如果能夠理性看待南京的軍事價值,早一點疏散大部分城中百姓,部隊僅做掩護性抵抗,然後且戰且退到皖南山地,中國軍民的損失會小很多,可惜歷史不能假設。實際上,唐生智僅僅認真抵抗了不到一周時間,12月9日外圍陣地一失,他也知道南京守不住了,12月12日便匆忙下令總撤退,再後來撤退又演變成為潰退。
從三國時代孫權遷都於此,到南朝各國、明朝、太平天國和國民政府,南京能夠成為「九朝古都」絕不是因為它的軍事價值,而是政治、經濟和環境的綜合得分,山川秀美交通發達,既有虎踞龍蟠的帝王之氣,也有十裡秦淮的繁榮發達,在和平年代,確是江南最合適建都之所。但是在現代化戰爭當中,南京的防禦體系完全不堪一擊,只能說是政治上必取之地而。
把時間倒回去,南京也曾是「五省聯軍總司令」孫傳芳的老窩,可是在北伐戰爭中,南京在第一時間並未發生激烈戰鬥,北伐軍開上幾炮佔領雨花臺,孫傳芳也是棄城而逃,因為了解南京的易攻難守。後來的「龍潭大捷」那是孫傳芳反撲期間發生的,而不是北伐軍強攻南京,同一時期,武昌城的頑抗曾經讓湘軍和粵軍大吃苦頭,這就是差別。

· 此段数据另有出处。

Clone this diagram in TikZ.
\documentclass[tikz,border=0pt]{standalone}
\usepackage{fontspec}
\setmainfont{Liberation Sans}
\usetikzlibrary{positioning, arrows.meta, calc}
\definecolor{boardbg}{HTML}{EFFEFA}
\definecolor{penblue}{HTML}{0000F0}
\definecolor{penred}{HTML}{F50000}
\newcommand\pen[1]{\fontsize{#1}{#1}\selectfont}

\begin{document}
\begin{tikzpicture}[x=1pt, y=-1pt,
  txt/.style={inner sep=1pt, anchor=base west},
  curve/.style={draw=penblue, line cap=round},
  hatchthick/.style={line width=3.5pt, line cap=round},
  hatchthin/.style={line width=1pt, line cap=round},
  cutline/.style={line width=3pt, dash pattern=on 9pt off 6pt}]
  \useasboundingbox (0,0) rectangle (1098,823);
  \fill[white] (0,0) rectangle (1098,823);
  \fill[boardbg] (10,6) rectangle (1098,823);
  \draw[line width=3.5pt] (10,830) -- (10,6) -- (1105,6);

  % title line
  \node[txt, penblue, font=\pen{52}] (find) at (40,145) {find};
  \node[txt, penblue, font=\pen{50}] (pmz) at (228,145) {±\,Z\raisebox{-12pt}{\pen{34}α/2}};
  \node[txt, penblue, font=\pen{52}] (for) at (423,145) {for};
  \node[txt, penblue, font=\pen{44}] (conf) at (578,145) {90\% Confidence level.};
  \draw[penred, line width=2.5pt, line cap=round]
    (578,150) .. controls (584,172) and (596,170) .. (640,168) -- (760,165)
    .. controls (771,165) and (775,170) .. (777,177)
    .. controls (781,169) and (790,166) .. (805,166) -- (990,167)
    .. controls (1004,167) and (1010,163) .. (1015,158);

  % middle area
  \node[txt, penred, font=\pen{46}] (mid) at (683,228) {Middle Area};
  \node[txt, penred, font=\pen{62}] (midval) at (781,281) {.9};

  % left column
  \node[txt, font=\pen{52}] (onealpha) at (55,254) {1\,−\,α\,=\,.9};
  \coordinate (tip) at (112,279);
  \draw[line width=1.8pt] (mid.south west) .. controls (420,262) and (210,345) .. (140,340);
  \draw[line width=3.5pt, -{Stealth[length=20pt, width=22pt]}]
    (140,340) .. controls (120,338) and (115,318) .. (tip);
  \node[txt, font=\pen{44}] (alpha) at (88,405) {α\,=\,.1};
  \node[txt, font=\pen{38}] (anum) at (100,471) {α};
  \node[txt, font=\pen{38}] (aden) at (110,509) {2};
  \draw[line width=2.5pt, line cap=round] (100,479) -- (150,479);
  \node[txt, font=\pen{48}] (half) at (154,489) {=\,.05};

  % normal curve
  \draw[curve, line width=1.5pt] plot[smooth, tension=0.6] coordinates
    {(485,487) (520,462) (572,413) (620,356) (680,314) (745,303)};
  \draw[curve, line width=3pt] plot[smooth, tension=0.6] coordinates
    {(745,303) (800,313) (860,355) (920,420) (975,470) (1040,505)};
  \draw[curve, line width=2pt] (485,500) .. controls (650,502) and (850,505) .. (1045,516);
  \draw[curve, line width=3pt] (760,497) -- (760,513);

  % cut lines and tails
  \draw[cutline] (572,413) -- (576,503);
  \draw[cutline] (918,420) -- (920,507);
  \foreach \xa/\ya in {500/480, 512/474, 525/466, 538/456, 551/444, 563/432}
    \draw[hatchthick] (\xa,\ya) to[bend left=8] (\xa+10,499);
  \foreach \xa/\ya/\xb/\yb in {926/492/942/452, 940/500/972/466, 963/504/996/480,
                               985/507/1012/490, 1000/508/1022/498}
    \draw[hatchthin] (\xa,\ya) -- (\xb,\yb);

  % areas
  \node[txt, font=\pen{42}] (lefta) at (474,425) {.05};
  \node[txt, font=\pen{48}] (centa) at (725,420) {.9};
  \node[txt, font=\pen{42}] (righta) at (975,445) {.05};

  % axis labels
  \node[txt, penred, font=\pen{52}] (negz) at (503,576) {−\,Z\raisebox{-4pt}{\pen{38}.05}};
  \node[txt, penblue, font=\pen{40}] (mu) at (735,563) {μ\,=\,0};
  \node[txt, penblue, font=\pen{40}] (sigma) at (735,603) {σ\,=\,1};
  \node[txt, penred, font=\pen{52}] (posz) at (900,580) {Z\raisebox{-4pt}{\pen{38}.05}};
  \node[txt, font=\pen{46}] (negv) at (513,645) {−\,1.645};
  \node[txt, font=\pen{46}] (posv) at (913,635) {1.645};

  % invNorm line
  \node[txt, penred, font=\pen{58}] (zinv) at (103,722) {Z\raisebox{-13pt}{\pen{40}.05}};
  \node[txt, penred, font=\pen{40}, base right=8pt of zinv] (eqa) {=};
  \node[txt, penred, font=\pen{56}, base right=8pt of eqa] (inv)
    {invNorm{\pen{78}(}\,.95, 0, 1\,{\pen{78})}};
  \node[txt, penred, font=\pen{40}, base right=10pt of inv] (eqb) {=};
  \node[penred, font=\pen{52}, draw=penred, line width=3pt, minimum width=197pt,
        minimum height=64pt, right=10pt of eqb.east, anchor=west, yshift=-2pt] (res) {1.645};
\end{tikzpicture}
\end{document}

抗戰勝利後國民政府「還都」南京,然而僅僅三年時間後,我第二、第三野戰軍的百萬雄師就進抵長江北岸,蔣軍之前「守江必守淮」的戰略完全破產,在淮海戰役中輸光了大部分軍事本錢,只能退守江南。為什麼不敢把防禦重心設在南京?就是因為這座城池毫無防禦縱深,兩大野戰軍只要渡江成功,南京就會直接暴露在攻擊之下,在現代化的火炮面前,根本無法防守。
事實也果然如此,渡江戰役1940年4月20日的夜晚開始實施,至22日東集團已經佔領鎮江一線,而西集團亦攻克蕪湖全境,南京守軍第六兵團、衛戍總司令部的三個軍,立馬陷入即將被分割包圍的處境,儘管我軍在浦口的部隊並未發起攻擊,第六兵團司令李延年仍然於22日一槍未放便棄城而逃,23日,三野第35軍兵不血刃佔領南京。
如果南京真的是什麼兵家必爭之地,無論是老蔣還是湯恩伯,怎麼會允許第六兵團不戰而逃?應該下死命令負隅頑抗才對。